Three existing platforms will be joined by six additional passenger platforms, and four dedicated freight lines will be built. Two platform bridges will be built, with one for passengers entering the station and one for passengers exiting.
Atkins says the station is designed to be delivered in stages, with the first stage on one side of the railway and a second facility added on the other side.
The design features extensive use of local and low-embodied energy materials. The station will also utilise passive and nature-based solutions to minimise energy use in operations, including up to 11,000m2 of photovoltaics to generate energy for the station and surrounding areas. There will also be extensive rain and surface water harvesting, stored in natural flood areas and attenuation tanks to supply water to the station and reduce the load on the municipal storm water system thus bolstering the resilience of the city’s infrastructure.
The Nairobi Railway City and Central Station Project is a flagship initiative to redevelop 172ha of central Nairobi. Kenya’s president, Mr Uhuru Kenyatta, asked British prime minister, Mr Boris Johnson, for support to take the project forward in January 2020.
Since then, a team of British-funded experts have worked with various Kenyan stakeholders to develop a viable implementation plan, including offering advice on urban planning, climate-resilient green building principles, financial structuring, and investment mobilisation.

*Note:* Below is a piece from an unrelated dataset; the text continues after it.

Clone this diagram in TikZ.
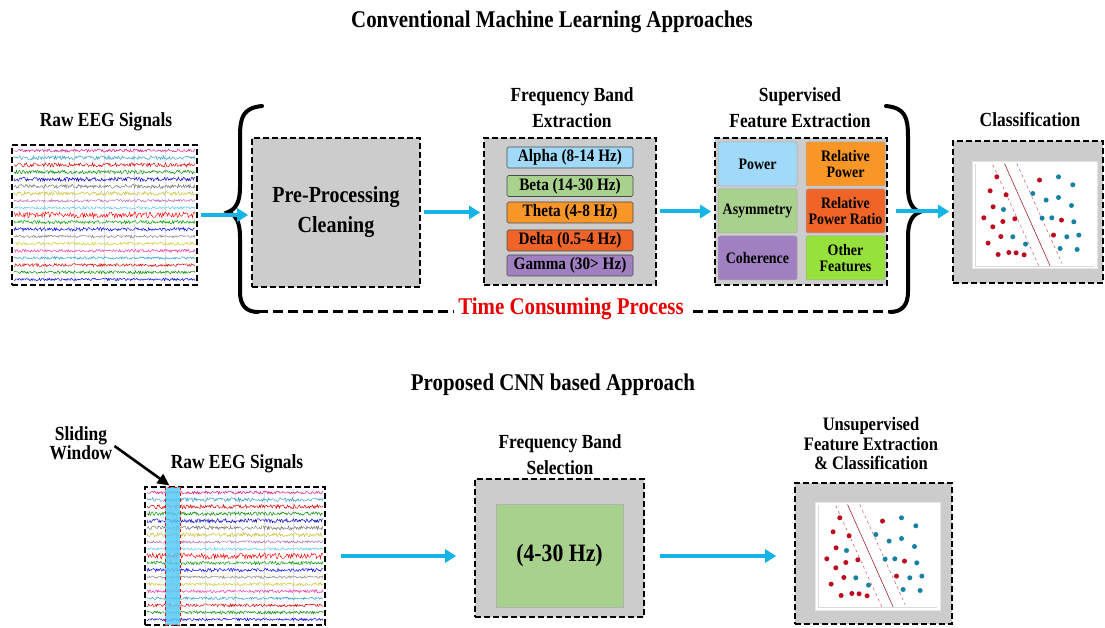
\documentclass[tikz,border=0pt]{standalone}
\usepackage{fontspec}
\setmainfont{Liberation Serif}[FakeStretch=0.87]
\usetikzlibrary{arrows.meta, positioning}

\definecolor{cyanflow}{RGB}{20,180,230}
\definecolor{boxgray}{RGB}{204,204,204}
\definecolor{alphac}{RGB}{160,218,248}
\definecolor{betac}{RGB}{169,209,142}
\definecolor{thetac}{RGB}{248,150,40}
\definecolor{deltac}{RGB}{240,100,40}
\definecolor{gammac}{RGB}{160,128,192}
\definecolor{otherc}{RGB}{150,225,60}
\definecolor{dotred}{RGB}{190,10,30}
\definecolor{dotblue}{RGB}{20,130,160}
\definecolor{timered}{RGB}{230,0,0}

% multichannel EEG traces: left x, top y, width, height
\newcommand{\eegtraces}[4]{%
  \foreach \k in {1,...,5}
    \draw[black!12, line width=0.4pt] ({#1+\k*#3/6},#2) -- ({#1+\k*#3/6},{#2-#4});
  \foreach \c/\a [count=\i] in {magenta!80!violet/1.5, cyan!80!black/2.0, red!85!black/2.1,
      green!55!black/1.8, blue!80!black/2.1, black!55/2.0, yellow!75!black/2.0, violet!60/1.3,
      cyan!70/1.3, red/3.0, green!60!black/1.8, blue/1.8, black!50/1.3, yellow!80!black/1.5,
      magenta!80/1.5, cyan!80!black/1.3, red!85!black/1.5, green!55!black/1.5, blue/1.3}
    \draw[color=\c, line width=0.45pt] plot[domain=0:#3, samples=220, variable=\t]
      ({#1+\t}, {#2-(\i-0.5)*#4/19+\a*rand});
}

% SVM style scatter plot, drawn from the top left corner of the white area
\newcommand{\svmplot}[1]{%
  \begin{scope}[shift={(#1)}, yscale=-1]
    \draw[black!15, line width=0.5pt] (3,3) -- (3,105) -- (122,105);
    \draw[dotred!70, line width=0.5pt, dashed] (21,4) -- (67,105);
    \draw[dotred!80!black, line width=0.5pt] (32.7,2.7) -- (78.3,105);
    \draw[dotred!70, line width=0.5pt, dashed] (45,2.7) -- (90.3,102.7);
    \foreach \px/\py in {25/16, 18.3/30, 34.3/34, 21.3/46, 12/57, 31/60.7, 43/58, 21/66,
        29/75.7, 16.3/82.3, 26.3/93.7, 37/91.7, 44.3/92, 52.3/94, 67.7/19.3, 89.7/59.3, 81.7/74.3}
      \fill[dotred] (\px,\py) circle (2.5pt);
    \foreach \px/\py in {86.7/16, 101/24, 61/32.7, 74.3/39.3, 86.7/36.7, 99.7/44.7, 31.7/48.7,
        70.3/57.3, 80/57, 102/61, 41/76, 95/76, 107/74.3, 53.7/83.3, 88.3/87.7, 105.3/88.7}
      \fill[dotblue] (\px,\py) circle (2.5pt);
  \end{scope}}

\begin{document}
\begin{tikzpicture}[
    x=1pt, y=1pt,
    lbl/.style={font=\fontsize{20}{26}\selectfont\bfseries, align=center, inner sep=0pt},
    dashbox/.style={draw=black, fill=boxgray, line width=1.6pt, dash pattern=on 6pt off 3pt, inner sep=0pt},
    signalbox/.style={draw=black, fill=white, line width=1.6pt, dash pattern=on 6pt off 3pt, inner sep=0pt},
    band/.style={draw=black!70, line width=0.6pt, rounded corners=1.5pt, minimum width=126pt, minimum height=21pt,
        font=\fontsize{17.5}{18}\selectfont\bfseries, inner sep=0pt},
    cell/.style={draw=black!35, line width=0.5pt, rounded corners=2pt, minimum width=79pt, minimum height=44pt,
        font=\fontsize{16}{16.5}\selectfont\bfseries, align=center, inner sep=0pt},
    plotarea/.style={fill=white, draw=black!10, line width=0.4pt, inner sep=0pt},
    flow/.style={cyanflow, line width=4pt, -{Triangle[length=11pt,width=13pt]}, shorten >=3pt, shorten <=3pt},
    bracket/.style={line width=4pt, line cap=round},
    timeline/.style={draw=black, line width=3pt, dash pattern=on 10pt off 5pt}
]
\useasboundingbox (0,0) rectangle (1105,627);

% Conventional pipeline
\node[lbl, font=\fontsize{24}{28}\selectfont\bfseries] (titleA) at (552,605) {Conventional Machine Learning Approaches};

\node[signalbox, minimum width=185pt, minimum height=140pt] (eegA) at (104.5,412) {};
\pgfmathsetseed{11}
\eegtraces{14}{480}{181}{136}
\node[lbl] (rawA) at (106,505) {Raw EEG Signals};

\node[dashbox, minimum width=168pt, minimum height=149pt, font=\fontsize{23}{30}\selectfont\bfseries, align=center]
    (prep) at (336,414.5) {Pre-Processing\\Cleaning};

\node[dashbox, minimum width=172pt, minimum height=147pt] (freq) at (570,415.5) {};
\node[lbl] (freqlbl) at (572,519) {Frequency Band\\Extraction};
\node[band, fill=alphac] (alpha) at (570,469.5) {Alpha (8-14 Hz)};
\node[band, fill=betac]  (beta)  at (570,441) {Beta (14-30 Hz)};
\node[band, fill=thetac] (theta) at (570,414.5) {Theta (4-8 Hz)};
\node[band, fill=deltac] (delta) at (570,386.5) {Delta (0.5-4 Hz)};
\node[band, fill=gammac] (gamma) at (570,361.5) {Gamma (30> Hz)};

\node[dashbox, minimum width=172pt, minimum height=147pt] (feat) at (801,415.5) {};
\node[lbl] (featlbl) at (800,519) {Supervised\\Feature Extraction};
\node[cell, fill=alphac] (power)  at (757.5,463) {Power};
\node[cell, fill=thetac] (relpow) at (845.5,463) {Relative\\Power};
\node[cell, fill=betac]  (asym)   at (757.5,416) {Asymmetry};
\node[cell, fill=deltac] (ratio)  at (845.5,416) {Relative\\Power Ratio};
\node[cell, fill=gammac] (coh)    at (757.5,369) {Coherence};
\node[cell, fill=otherc] (other)  at (845.5,369) {Other\\Features};

\node[dashbox, minimum width=150pt, minimum height=142pt] (classA) at (1028,415) {};
\node[lbl] (classlbl) at (1030,507) {Classification};
\node[plotarea, minimum width=125pt, minimum height=107pt] (plotA) at (1034.5,412.5) {};
\svmplot{plotA.north west}

% braces and time consuming process
\coordinate (lbend) at (258,315);
\coordinate (rbend) at (890,315);
\draw[timeline] (lbend) -- (rbend);
\draw[bracket] (262,521) .. controls (243,519) and (240,510) .. (240,490) -- (240,440)
    .. controls (240,425) and (236,418) .. (228,415) .. controls (236,412) and (240,405) .. (240,390)
    -- (240,335) .. controls (240,322) and (246,315) .. (lbend);
\draw[bracket] (886,521) .. controls (905,519) and (908,510) .. (908,490) -- (908,440)
    .. controls (908,425) and (912,418) .. (920,415) .. controls (912,412) and (908,405) .. (908,390)
    -- (908,335) .. controls (908,322) and (902,315) .. (rbend);
\node[lbl, font=\fontsize{24}{28}\selectfont\bfseries, text=timered, fill=white, inner sep=4pt] (timelbl) at (571,318) {Time Consuming Process};

\draw[flow] (eegA.east) -- (eegA.east -| prep.west);
\draw[flow] (prep.east) -- (prep.east -| freq.west);
\draw[flow] (freq.east) -- (freq.east -| feat.west);
\draw[flow, shorten <=8pt] (feat.east) -- (feat.east -| classA.west);

% Proposed pipeline
\node[lbl, font=\fontsize{24}{28}\selectfont\bfseries] (titleB) at (553,242) {Proposed CNN based Approach};

\node[signalbox, minimum width=180pt, minimum height=138pt] (eegB) at (235,71) {};
\pgfmathsetseed{11}
\eegtraces{147}{138}{176}{134}
\node[draw=red, dashed, line width=1pt, fill=cyan!65, fill opacity=0.85, minimum width=15pt, minimum height=138pt,
    inner sep=0pt] (win) at (172.5,71) {};
\node[lbl] (rawB) at (237,163) {Raw EEG Signals};
\node[lbl, font=\fontsize{20}{18}\selectfont\bfseries] (slidelbl) at (81,184) {Sliding\\Window};
\draw[line width=2.6pt, -{Triangle[length=12pt,width=11pt]}] ([xshift=2pt,yshift=-3pt]slidelbl.east) -- ([xshift=-3pt,yshift=1pt]win.north);

\node[dashbox, minimum width=169pt, minimum height=138pt] (sel) at (559.5,79) {};
\node[lbl] (sellbl) at (560,172) {Frequency Band\\Selection};
\node[draw=black!30, line width=0.5pt, fill=betac, minimum width=127pt, minimum height=103pt, inner sep=0pt,
    font=\fontsize{25}{28}\selectfont\bfseries] (selin) at (559.5,71.5) {(4-30 Hz)};

\node[dashbox, minimum width=157pt, minimum height=141pt] (unsup) at (873.5,73.5) {};
\node[lbl, font=\fontsize{19}{19.5}\selectfont\bfseries] (unsuplbl) at (871,183) {Unsupervised\\Feature Extraction\\\& Classification};
\node[plotarea, minimum width=125pt, minimum height=108pt] (plotB) at (877.5,71) {};
\svmplot{plotB.north west}

\draw[flow, shorten <=15pt, shorten >=18pt] (eegB.east) -- (eegB.east -| sel.west);
\draw[flow, shorten <=15pt, shorten >=18pt] (sel.east |- eegB.east) -- (eegB.east -| unsup.west);

\end{tikzpicture}
\end{document}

“Great cities like Nairobi will need to become more climate-resilient, but also more climate-friendly - less carbon-intensive to build, to travel around, and to live in,” says the British prime minister’s G7 Sherpa, Mr Jonathan Black. “That is why it is such a pleasure to be here today for the launch of the design for the new central station and public realm that will sit at the heart of Nairobi Railway City.”
“Nairobi Railway City is a flagship project in the British-Kenya Strategic Partnership which was agreed by the British prime minister and president Uhuru Kenyatta during the Africa Investment Summit in 2020,” says British deputy high commissioner and development director, Mr Julius Court. “Today’s event is a true sign of our growing strength and integration of Britain’s infrastructure offer to Kenya and Britain’s commitment to the Build Back Better World and Clean Green Initiative delivering investment in clean and green infrastructure.”
“Nairobi Railway City is a hugely important, flagship project in the heart of the city and the gateway to East Africa,” says Atkins design director, Mr Chris Crombie. “The design and vision we have created, working alongside Howard Humphreys, is a real case-study example of how to create transit-orientated development with climate adaptation built in. The railway city project will support the Kenyan government in its commitment to deliver jobs, as well as green and sustainable infrastructure that drives regeneration.”